While a short canvas appears to be more of an aesthetical issue from the outside observer, thin corner padding could cause severe injury should a fighter’s head or spine be driven into the post. WSOF’s pads being too thin was a real concern and was only rectified because the promoters of Cage Fury Fighting Championships (CFFC) lent WSOF their spare pads for the event.

"The corner pads need to be of a substantial thickness and padding. It's where you have the metal posts and on the bottom you have a significant amount of metal so you need thicker pads to protect the fighters."

For those that followed along with Brent Brookhouse’s on-going coverage of WSOF, you are aware that as of late Friday night, the cage was not only not approved and the replacement canvas was not in New Jersey. WSOF flew the new canvas in from Las Vegas early Saturday morning and needed to get the "OK" from Lembo before the event could be held despite the claims from Ray Sefo that there weren’t any problems and the event was going forward as planned.

Lucky for Sefo and company that the Cage Fury promoters who were assisting with promotion of the event are not only very familiar with the NJSAC’s policies, but have construction experience to dismantle and then rebuild the decagon before Lembo’s arrival in Atlantic City.

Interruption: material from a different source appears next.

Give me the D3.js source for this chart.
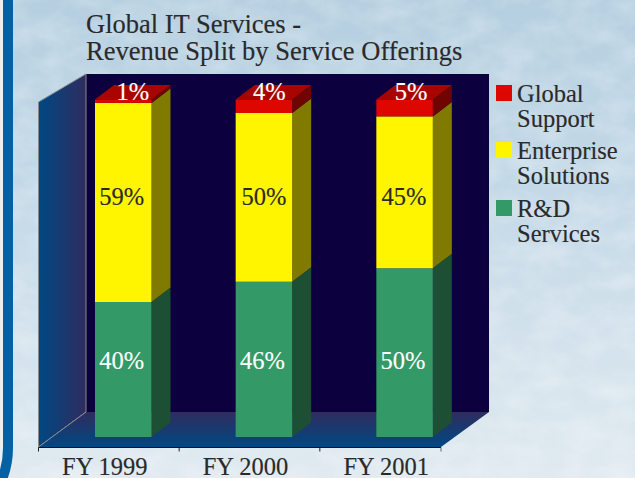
<!DOCTYPE html>
<html>
<head>
<meta charset="utf-8">
<script src="https://d3js.org/d3.v7.min.js"></script>
<style>
  html, body { margin: 0; padding: 0; overflow: hidden; }
  text { font-family: "Liberation Serif", serif; stroke-width: 0.15; }
</style>
</head>
<body>
<script>
var categories = ["FY 1999", "FY 2000", "FY 2001"];
var rdValues = [40, 46, 50];
var enterpriseValues = [59, 50, 45];
var supportValues = [1, 4, 5];
var titleLines = ["Global IT Services -", "Revenue Split by Service Offerings"];
var legendLines = [["Global", "Support"], ["Enterprise", "Solutions"], ["R&D", "Services"]];

var width = 635, height = 478;
var depthX = 19, depthY = 14.5;

var svg = d3.select("body").append("svg")
    .attr("width", width)
    .attr("height", height)
    .style("display", "block");

var defs = svg.append("defs");

// sky background
var sky = defs.append("linearGradient").attr("id", "sky")
    .attr("x1", 0).attr("y1", 0).attr("x2", 0).attr("y2", 1);
sky.append("stop").attr("offset", "0%").attr("stop-color", "#b5cfe0");
sky.append("stop").attr("offset", "45%").attr("stop-color", "#c6dae8");
sky.append("stop").attr("offset", "100%").attr("stop-color", "#e0eaf0");

var cloud = defs.append("filter").attr("id", "cloud")
    .attr("x", 0).attr("y", 0).attr("width", "100%").attr("height", "100%");
cloud.append("feTurbulence")
    .attr("type", "fractalNoise")
    .attr("baseFrequency", "0.03 0.045")
    .attr("numOctaves", 4)
    .attr("seed", 11);
cloud.append("feColorMatrix").attr("values",
    "0 0 0 0 1  0 0 0 0 1  0 0 0 0 1  1.5 0 0 0 -0.5");

var wallGrad = defs.append("linearGradient").attr("id", "wall")
    .attr("x1", 0).attr("y1", 0).attr("x2", 1).attr("y2", 0);
wallGrad.append("stop").attr("offset", "0%").attr("stop-color", "#004883");
wallGrad.append("stop").attr("offset", "100%").attr("stop-color", "#2f2c5e");

var floorGrad = defs.append("linearGradient").attr("id", "floor")
    .attr("x1", 0).attr("y1", 1).attr("x2", 0).attr("y2", 0);
floorGrad.append("stop").attr("offset", "0%").attr("stop-color", "#004883");
floorGrad.append("stop").attr("offset", "100%").attr("stop-color", "#2f2c5e");

svg.append("rect").attr("width", width).attr("height", height).attr("fill", "url(#sky)");
svg.append("rect").attr("width", width).attr("height", height)
    .attr("filter", "url(#cloud)").attr("opacity", 0.32);

// blue frame on the left
svg.append("rect").attr("width", 3).attr("height", height).attr("fill", "#e9eff3");
svg.append("path")
    .attr("d", "M8,-5V448Q8,468 -1,486")
    .attr("fill", "none")
    .attr("stroke", "#0560a4")
    .attr("stroke-width", 10);

// scales
var x = d3.scaleBand().domain(categories).range([38.5, 460.5]);
var y = d3.scaleLinear().domain([0, 100]).range([437, 99.5]);
var barOffset = 56.5, barWidth = 56.5;

var frontY = 447, backX = 86, backRight = 489, backTop = 74, backBottom = 412, frontRight = 441;

// walls
svg.append("rect")
    .attr("x", backX).attr("y", backTop)
    .attr("width", backRight - backX).attr("height", backBottom - backTop)
    .attr("fill", "#0c003f");
svg.append("path")
    .attr("d", d3.line()([[38.5, 102], [backX, backTop], [backX, backBottom], [38.5, frontY]]) + "Z")
    .attr("fill", "url(#wall)")
    .attr("stroke", "#8a8a8a");
svg.append("path")
    .attr("d", d3.line()([[backX, backBottom], [backRight, backBottom], [frontRight, frontY], [38.5, frontY]]) + "Z")
    .attr("fill", "url(#floor)");
svg.append("path")
    .attr("d", d3.line()([[backX, backBottom], [38.5, frontY]]))
    .attr("stroke", "#8a8a8a").attr("fill", "none");

// stacked bars
var stackRows = categories.map(function(c, i) {
  return { cat: c, rd: rdValues[i], ent: enterpriseValues[i], sup: supportValues[i] };
});
var stacked = d3.stack().keys(["rd", "ent", "sup"])(stackRows);

// label baselines are fixed per layer in the original, not centred on the segment
var colors = {
  rd: { front: "#339966", side: "#1c4f33", label: "#ffffff", baseline: 369, shift: [-1.5, -1.5, -1.5] },
  ent: { front: "#fff500", side: "#807a00", label: "#2a2a2a", baseline: 205, shift: [-1.5, 0, -0.5] },
  sup: { front: "#de0700", side: "#6f0400", top: "#a80500", label: "#ffffff", baseline: 100, shift: [9.5, 5.5, 6.5] }
};

function poly(points) { return d3.line()(points) + "Z"; }

stacked.forEach(function(layer) {
  var c = colors[layer.key];
  var g = svg.append("g");
  layer.forEach(function(d) {
    var left = x(d.data.cat) + barOffset, right = left + barWidth;
    var y0 = y(d[0]), y1 = y(d[1]);
    g.append("path")
      .attr("d", poly([[right, y0], [right + depthX, y0 - depthY], [right + depthX, y1 - depthY], [right, y1]]))
      .attr("fill", c.side);
    if (layer.key === "sup") {
      g.append("path")
        .attr("d", poly([[left, y1], [left + depthX, y1 - depthY], [right + depthX, y1 - depthY], [right, y1]]))
        .attr("fill", c.top);
    }
    g.append("rect")
      .attr("x", left).attr("y", y1)
      .attr("width", barWidth).attr("height", y0 - y1)
      .attr("fill", c.front);
  });
});

// value labels
stacked.forEach(function(layer) {
  var c = colors[layer.key];
  svg.append("g").selectAll("text").data(layer).enter().append("text")
    .attr("x", function(d, i) { return x(d.data.cat) + barOffset + barWidth / 2 + c.shift[i]; })
    .attr("y", c.baseline)
    .attr("text-anchor", "middle")
    .attr("font-size", 24.5)
    .attr("fill", c.label)
    .attr("stroke", c.label)
    .text(function(d) { return (d[1] - d[0]) + "%"; });
});

// axis
var axis = svg.append("g")
    .attr("transform", "translate(0," + (frontY + 0.5) + ")")
    .call(d3.axisBottom(x).tickSize(0).tickPadding(15));
axis.select(".domain").remove();
axis.selectAll("text")
    .attr("font-size", 24.5)
    .attr("fill", "#2a2a2a")
    .attr("stroke", "#2a2a2a")
    .attr("font-family", "Liberation Serif")
    .attr("dx", -4)
    .attr("dy", "0.5em");
axis.append("line").attr("x1", 38.5).attr("x2", frontRight).attr("stroke", "#111");
axis.selectAll(".sep").data(categories).enter().append("line")
    .attr("class", "sep")
    .attr("x1", function(d) { return x(d); })
    .attr("x2", function(d) { return x(d); })
    .attr("y2", 4)
    .attr("stroke", "#222");
axis.append("line").attr("x1", frontRight).attr("x2", frontRight).attr("y2", 4).attr("stroke", "#666");

// title
svg.append("g").selectAll("text").data(titleLines).enter().append("text")
    .attr("x", 86)
    .attr("y", function(d, i) { return 33 + i * 27; })
    .attr("font-size", 26.5)
    .attr("fill", "#2a2a2a")
    .attr("stroke", "#2a2a2a")
    .text(function(d) { return d; });

// legend
var legendColors = [colors.sup.front, colors.ent.front, colors.rd.front];
var legendTop = [85, 142, 200];
var legend = svg.append("g").selectAll("g").data(legendLines).enter().append("g")
    .attr("transform", function(d, i) { return "translate(496," + legendTop[i] + ")"; });
legend.append("rect")
    .attr("width", 16).attr("height", 16)
    .attr("fill", function(d, i) { return legendColors[i]; });
legend.selectAll("text").data(function(d) { return d; }).enter().append("text")
    .attr("x", 21)
    .attr("y", function(d, i) { return 16.5 + i * 25; })
    .attr("font-size", 24.5)
    .attr("fill", "#2a2a2a")
    .attr("stroke", "#2a2a2a")
    .text(function(d) { return d; });
</script>
</body>
</html>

"You have to have an approved canvas. They were working with Rudy and Chick from Cage Fury who were helping them rectify the cage issues. I've worked with them (CFFC) for a long time and they know what's exactly expected. They were telling me that things were fixed so when I did arrive at 4:30 PM, I didn't expect any issues and upon inspection there weren't any."

And for those that believed the card was never in any jeopardy of being cancelled and that this was a "non-story", Lembo has cancelled events because of problems with the fighting structure and surface.

"In the last year we cancelled an event because there was one cage door and we cancelled an outdoor event because the humidity was causing the canvas to be too slippery."

So the question remains, with the doors scheduled to open at 5:30 PM and the first prelim set to air on Sherdog.com at 6:00 PM, if there had still been a problem with the cage, would the event have been cancelled?

Probably not.

While Nick is a stickler for fighter safety and follows the rules to the letter, he would have been open to finding a solution before calling off the event.

"I think we would have tried to find a solution because no one wants to cancel a show. But we would have needed to have a safe fighting environment for the fighters. We would have delayed the show trying to find a solution. No one on the commission wants to see a show cancelled. We were all looking forward to the card. We were all on site at the time."